The above redirection status codes can be understood in terms of the “two-dimensional four-quadrant” approach: whether permanent (determining whether to cache) and whether to change the method. 301 and 308 are both permanent redirects, and browsers will cache and remember the redirection destination, directly accessing the new address next time; 302, 303, and 307 are temporary redirects, not caching the results, returning to the original address each time (unless cached at the application layer). In terms of method handling, 301/302 were originally not supposed to change the method in the specification, but in practice, most implementations changed to GET, leading to the emergence of 303 and 307: 303 explicitly requires changing to GET, while 307 explicitly requires not changing the method. 308 is the permanent version that does not change the method.
When using redirection in development, it is important to choose the appropriate status code based on the requirements. For example, when a website domain changes permanently, use 301 or 308; to guide users to a result page after form submission, use 303; in load balancing scenarios, temporarily redirect requests elsewhere using 307, etc. Additionally, it is important to note that browsers will automatically redirect POST requests to GET for 301/302, which, although not in accordance with the specification, has become a fact. Therefore, if you want to strictly maintain the redirection method, be sure to use 307/308.
Finally, redirection occurs automatically between the browser and the server.
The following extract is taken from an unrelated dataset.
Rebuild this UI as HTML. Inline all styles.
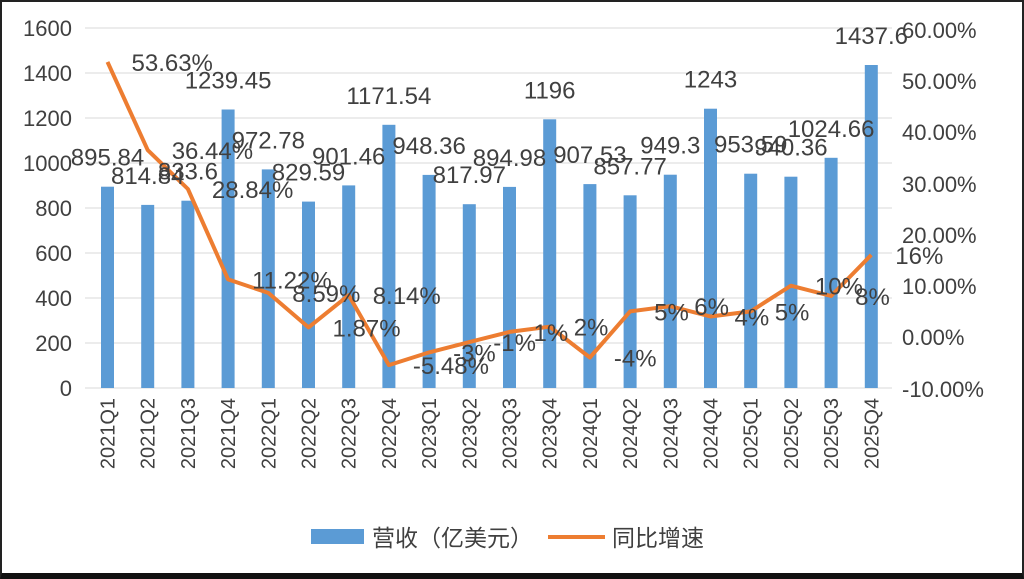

For users, sometimes they can see a jump from the browser’s address bar (URL changes), but in most cases, this is imperceptible. What needs to be avoided is excessive redirection (such as A jumping to B, B jumping to C, multiple jumps) which increases latency and may even lead to circular redirection errors. Properly setting redirection status and Location can improve SEO and user experience, for example, using 301 to transfer the weight of the old URL to the new URL, which is beneficial for search engines to index the switch between new and old; while temporary redirects do not affect the original address’s weight in search engines. In summary, mastering the differences between various redirection codes and applying them correctly can achieve smooth link transitions and effective traffic guidance.